Requirement: Each line from the top of the listing through the one holding "const ref = useRef<HTMLCanvasElement" should be restated word for word, with nothing added and no pictures.

Provided data:
↓

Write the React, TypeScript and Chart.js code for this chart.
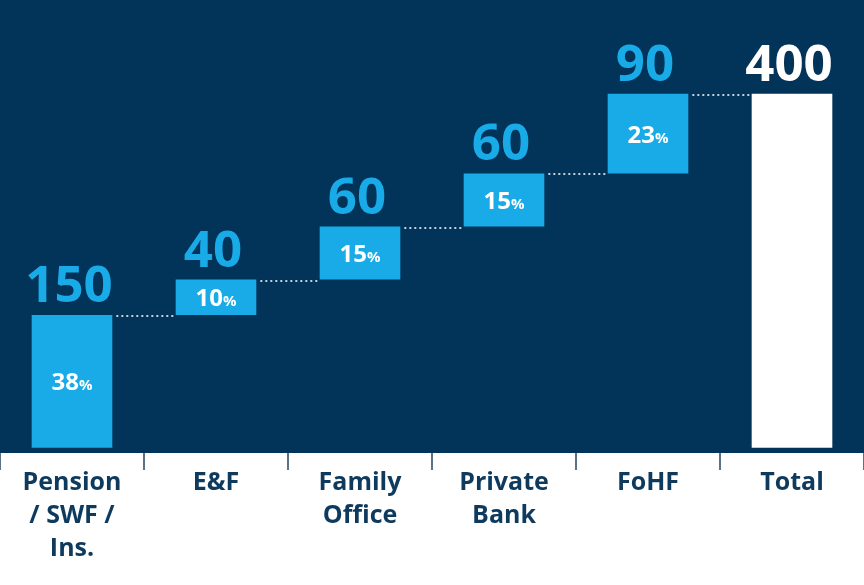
import React, { useEffect, useRef } from "react";
import { Chart, registerables } from "chart.js";

Chart.register(...registerables);

const categories: (string | string[])[] = [
  ["Pension", "/ SWF /", "Ins."],
  "E&F",
  ["Family", "Office"],
  ["Private", "Bank"],
  "FoHF",
  "Total",
];
const values = [150, 40, 60, 60, 90, 400];
const percents: (number | null)[] = [38, 10, 15, 15, 23, null];
const isTotal = [false, false, false, false, false, true];

const NAVY = "#023459";
const BLUE = "#19aae8";
const LABEL = "#0e3a5e";
const FONT = "'Open Sans', 'Noto Sans', sans-serif";

export default function App() {
  const ref = useRef<HTMLCanvasElement | null>(null);

  useEffect(() => {
    document.body.style.margin = "0";
    const ranges: [number, number][] = [];
    let cum = 0;
    values.forEach((v, i) => {
      if (isTotal[i]) {
        ranges.push([0, v]);
      } else {
        ranges.push([cum, cum + v]);
        cum += v;
      }
    });

    const bgPlugin = {
      id: "navyBg",
      beforeDraw(chart: any) {
        const { ctx, chartArea } = chart;
        ctx.save();
        ctx.fillStyle = NAVY;
        ctx.fillRect(0, 0, chart.width, chartArea.bottom);
        ctx.restore();
      },
    };

    const labelPlugin = {
      id: "wfLabels",
      afterDatasetsDraw(chart: any) {
        const { ctx } = chart;
        const meta = chart.getDatasetMeta(0);
        const y = chart.scales.y;
        ctx.save();
        ctx.strokeStyle = "#c5d0dc";
        ctx.lineWidth = 2;
        ctx.setLineDash([2, 3]);
        for (let i = 0; i < meta.data.length - 1; i++) {
          const a = meta.data[i] as any;
          const b = meta.data[i + 1] as any;
          const yy = Math.round(y.getPixelForValue(ranges[i][1])) + 1;
          ctx.beginPath();
          ctx.moveTo(a.x + a.width / 2 + 4, yy);
          ctx.lineTo(b.x - b.width / 2 - 2, yy);
          ctx.stroke();
        }
        ctx.setLineDash([]);
        meta.data.forEach((el: any, i: number) => {
          const top = y.getPixelForValue(ranges[i][1]);
          const bot = y.getPixelForValue(ranges[i][0]);
          ctx.fillStyle = isTotal[i] ? "#ffffff" : BLUE;
          ctx.font = `bold 51px ${FONT}`;
          ctx.textAlign = "center";
          ctx.textBaseline = "alphabetic";
          ctx.fillText(String(values[i]), el.x - 3, top - 13);
          const p = percents[i];
          if (p !== null) {
            ctx.fillStyle = "#ffffff";
            const main = String(p);
            ctx.font = `bold 24px ${FONT}`;
            const w1 = ctx.measureText(main).width;
            ctx.font = `bold 15px ${FONT}`;
            const w2 = ctx.measureText("%").width;
            const start = el.x - (w1 + w2) / 2;
            const cy = (top + bot) / 2 + 9;
            ctx.textAlign = "left";
            ctx.font = `bold 24px ${FONT}`;
            ctx.fillText(main, start, cy);
            ctx.font = `bold 15px ${FONT}`;
            ctx.fillText("%", start + w1, cy);
          }
        });
        ctx.restore();
      },
    };

    const chart = new Chart(ref.current as HTMLCanvasElement, {
      type: "bar",
      data: {
        labels: categories,
        datasets: [
          {
            data: ranges as any,
            backgroundColor: isTotal.map((t) => (t ? "#ffffff" : BLUE)),
            borderWidth: 0,
            borderSkipped: false,
            barPercentage: 0.56,
            categoryPercentage: 1,
          },
        ],
      },
      options: {
        animation: false,
        responsive: true,
        maintainAspectRatio: false,
        layout: { padding: 0 },
        plugins: { legend: { display: false }, tooltip: { enabled: false } },
        scales: {
          x: {
            offset: true,
            grid: {
              offset: true,
              drawOnChartArea: false,
              drawTicks: true,
              tickLength: 17,
              color: "#5a7189",
              lineWidth: 2,
            },
            border: { display: false },
            ticks: {
              color: LABEL,
              font: { family: FONT, size: 25, weight: "bold", lineHeight: 1.32 },
              padding: -4,
              maxRotation: 0,
              autoSkip: false,
            },
            afterFit: (s: any) => {
              s.height = 132;
            },
          },
          y: {
            display: false,
            min: -6,
            max: 506,
          },
        },
      },
      plugins: [bgPlugin, labelPlugin],
    });
    return () => chart.destroy();
  }, []);

  return (
    <div style={{ position: "fixed", left: 0, top: 0, width: 864, height: 585 }}>
      <canvas ref={ref} />
    </div>
  );
}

↑

Output of the exercise:
Write the React, TypeScript and Chart.js code for this chart.
import React, { useEffect, useRef } from "react";
import { Chart, registerables } from "chart.js";

Chart.register(...registerables);

const categories: (string | string[])[] = [
  ["Pension", "/ SWF /", "Ins."],
  "E&F",
  ["Family", "Office"],
  ["Private", "Bank"],
  "FoHF",
  "Total",
];
const values = [150, 40, 60, 60, 90, 400];
const percents: (number | null)[] = [38, 10, 15, 15, 23, null];
const isTotal = [false, false, false, false, false, true];

const NAVY = "#023459";
const BLUE = "#19aae8";
const LABEL = "#0e3a5e";
const FONT = "'Open Sans', 'Noto Sans', sans-serif";

export default function App() {
  const ref = useRef<HTMLCanvasElement | null>(null);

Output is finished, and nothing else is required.